I have a habit of putting books down after 20-30 pages if I’m not getting into the story. I’m sure there’s quite a few clunkers I can’t remember cuz of this.
I’m having a real struggle with a classic right now. I’m 50 pages into Witch World by Andre Norton. It’s very slooowwwwwwwwwwww… This copy of the book has itty bitty type and my eyes conk out real quick. Someone tell me if it’s worth continuing.
My vote (and I realize this opinion isn’t shared by many) is “The Hobbit” by J.R.R. Tolkien. I’ve tried to read it three times now, in various stages of my life, and I can’t get past what seems to be a very awkward, immature writing style. Scarred, I can’t help you with Witch World, but I agreee with you about her writing style. I get to the end of her books, and I’m still waiting for the action to start and the story to get interesting.
On second thought, I realize that my vote was actually for an overrated book, not a wretched one. I can’t say if it’s wretched or not, because I couldn’t read it. Please feel free to ignore my previous post; I’ll try to pay more attention in the future.
Oh dear. I’ve seen Steinberg plug his book at the end of his various columns (he writes a regular Macintosh newspaper column for a San Diego newspaper). I’ve checked out “Rockroids” a few times, and dismissed it as a little narcissistic project for his son, but I hadn’t imagined that he’d carry it this far…
And I thought I was the only one who just doesn’t get what all the hoopla about Tolkien is. I regularly go back and try to read the things - both “Hobbit” and the LoTR series.

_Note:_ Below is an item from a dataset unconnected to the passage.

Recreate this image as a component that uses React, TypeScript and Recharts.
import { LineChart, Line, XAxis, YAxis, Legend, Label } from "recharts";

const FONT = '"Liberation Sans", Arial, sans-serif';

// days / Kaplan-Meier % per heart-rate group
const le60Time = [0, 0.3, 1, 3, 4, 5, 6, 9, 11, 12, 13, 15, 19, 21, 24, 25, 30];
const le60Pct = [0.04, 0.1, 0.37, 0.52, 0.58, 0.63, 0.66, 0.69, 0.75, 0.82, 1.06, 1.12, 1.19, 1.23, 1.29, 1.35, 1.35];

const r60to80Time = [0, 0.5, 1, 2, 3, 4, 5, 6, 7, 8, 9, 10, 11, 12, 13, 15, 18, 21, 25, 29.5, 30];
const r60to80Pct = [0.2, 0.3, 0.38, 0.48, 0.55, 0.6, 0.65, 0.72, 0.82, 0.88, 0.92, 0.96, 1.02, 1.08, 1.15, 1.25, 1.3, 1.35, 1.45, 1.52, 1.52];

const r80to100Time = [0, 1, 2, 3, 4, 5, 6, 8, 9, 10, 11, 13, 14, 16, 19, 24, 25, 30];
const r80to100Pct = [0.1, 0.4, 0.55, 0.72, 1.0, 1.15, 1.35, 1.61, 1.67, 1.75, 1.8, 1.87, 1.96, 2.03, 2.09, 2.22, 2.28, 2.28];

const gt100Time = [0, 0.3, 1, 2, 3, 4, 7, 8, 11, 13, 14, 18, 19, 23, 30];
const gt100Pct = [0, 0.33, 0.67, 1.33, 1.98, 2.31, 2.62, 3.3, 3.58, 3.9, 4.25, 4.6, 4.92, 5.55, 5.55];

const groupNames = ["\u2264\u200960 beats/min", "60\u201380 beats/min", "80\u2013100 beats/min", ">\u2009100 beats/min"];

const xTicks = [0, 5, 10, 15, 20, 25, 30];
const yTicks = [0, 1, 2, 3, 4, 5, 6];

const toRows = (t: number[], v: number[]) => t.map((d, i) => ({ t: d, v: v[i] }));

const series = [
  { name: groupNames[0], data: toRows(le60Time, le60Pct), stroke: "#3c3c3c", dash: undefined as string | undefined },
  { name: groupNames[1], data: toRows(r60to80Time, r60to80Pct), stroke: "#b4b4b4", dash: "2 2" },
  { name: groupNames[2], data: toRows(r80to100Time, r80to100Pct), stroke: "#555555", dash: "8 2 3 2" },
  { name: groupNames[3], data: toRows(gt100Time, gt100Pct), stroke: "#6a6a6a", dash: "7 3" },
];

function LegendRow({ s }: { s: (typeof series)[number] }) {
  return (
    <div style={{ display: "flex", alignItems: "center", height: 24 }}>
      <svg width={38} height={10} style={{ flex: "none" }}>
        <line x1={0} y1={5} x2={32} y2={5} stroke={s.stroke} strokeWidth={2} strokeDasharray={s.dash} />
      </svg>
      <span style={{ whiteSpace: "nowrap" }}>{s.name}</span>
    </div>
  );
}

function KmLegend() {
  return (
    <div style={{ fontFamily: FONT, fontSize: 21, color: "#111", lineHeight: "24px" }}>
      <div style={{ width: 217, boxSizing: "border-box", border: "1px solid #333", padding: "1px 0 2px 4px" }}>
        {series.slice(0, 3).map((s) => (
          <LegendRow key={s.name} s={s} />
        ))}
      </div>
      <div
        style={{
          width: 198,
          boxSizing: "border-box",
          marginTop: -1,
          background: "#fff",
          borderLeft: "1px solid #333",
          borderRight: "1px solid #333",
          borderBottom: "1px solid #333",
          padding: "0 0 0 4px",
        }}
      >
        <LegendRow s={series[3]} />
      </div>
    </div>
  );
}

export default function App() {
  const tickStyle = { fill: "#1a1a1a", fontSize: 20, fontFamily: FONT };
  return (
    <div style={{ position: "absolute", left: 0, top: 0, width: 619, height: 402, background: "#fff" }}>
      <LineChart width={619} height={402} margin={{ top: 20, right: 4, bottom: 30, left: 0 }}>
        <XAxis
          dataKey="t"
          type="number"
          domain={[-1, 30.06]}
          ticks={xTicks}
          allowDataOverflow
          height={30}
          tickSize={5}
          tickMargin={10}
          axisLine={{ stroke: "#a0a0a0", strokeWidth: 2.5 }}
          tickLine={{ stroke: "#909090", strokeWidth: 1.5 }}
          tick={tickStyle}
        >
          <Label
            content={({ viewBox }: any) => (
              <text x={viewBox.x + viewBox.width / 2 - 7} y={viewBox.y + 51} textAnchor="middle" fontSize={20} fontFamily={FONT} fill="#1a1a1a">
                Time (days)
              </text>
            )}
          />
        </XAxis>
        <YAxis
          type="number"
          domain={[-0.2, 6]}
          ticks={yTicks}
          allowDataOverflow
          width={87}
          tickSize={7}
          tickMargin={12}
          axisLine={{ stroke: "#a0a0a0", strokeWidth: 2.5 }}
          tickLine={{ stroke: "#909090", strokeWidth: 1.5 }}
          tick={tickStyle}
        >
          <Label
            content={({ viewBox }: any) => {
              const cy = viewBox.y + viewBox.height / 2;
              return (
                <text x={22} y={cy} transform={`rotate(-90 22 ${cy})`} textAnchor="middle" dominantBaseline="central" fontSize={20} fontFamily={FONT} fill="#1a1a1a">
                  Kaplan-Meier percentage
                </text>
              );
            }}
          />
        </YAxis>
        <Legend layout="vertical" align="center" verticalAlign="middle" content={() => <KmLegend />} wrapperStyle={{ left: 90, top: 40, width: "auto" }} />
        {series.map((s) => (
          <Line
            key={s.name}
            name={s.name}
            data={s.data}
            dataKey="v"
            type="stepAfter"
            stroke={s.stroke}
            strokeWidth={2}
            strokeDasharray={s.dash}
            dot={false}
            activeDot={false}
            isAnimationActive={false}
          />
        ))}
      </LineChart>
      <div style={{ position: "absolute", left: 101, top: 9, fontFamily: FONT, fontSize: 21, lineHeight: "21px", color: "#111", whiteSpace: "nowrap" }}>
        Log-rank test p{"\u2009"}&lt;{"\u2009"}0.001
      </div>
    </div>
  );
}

It always seems dull and monotonous to me. All I can figure is a lot of people read them as their first fantasy series, and they were like nothing they had read before. For me, though, they just drag.
I’ve said it before, but it bears repeating – the work of Pel Torro (R.L. Fanshawe – who had scads of other aliases) is amazingly, unbelievably bad. It makes L. Ron look readable by comparison – and I HATE L. Ron Hubbard’s writing. Torro’s “Galaxy 666” is the most blatant attempt to palm off a thesaurus as a book I’ve ever seen.
A friend introduced me to the joyful awfulness of a book called “The Null Frequency Impulser”. I don’t recall the author, but this is a case of jargon masquerading as sf.
“Cataclysm” by Don Pendleton. Unspeakably bad.
“Galactic Pot Healer” by Philip K. Dick. Dick was an unusual and gifted author, but for the life of me I don’t “get” this one.
I have to mention this book because it is one of the great let-down books of my reading life. It plays like a fantasy story (and a good one) for the first half, and keeps great fantasy elements almost all the way to the end. Unfortunately, the actual ending is horribly cliche and stupid sci-fi. Then we have to go back and try to swallow all of the preceeding fantasy as science fiction and it doesn’t even come close to washing.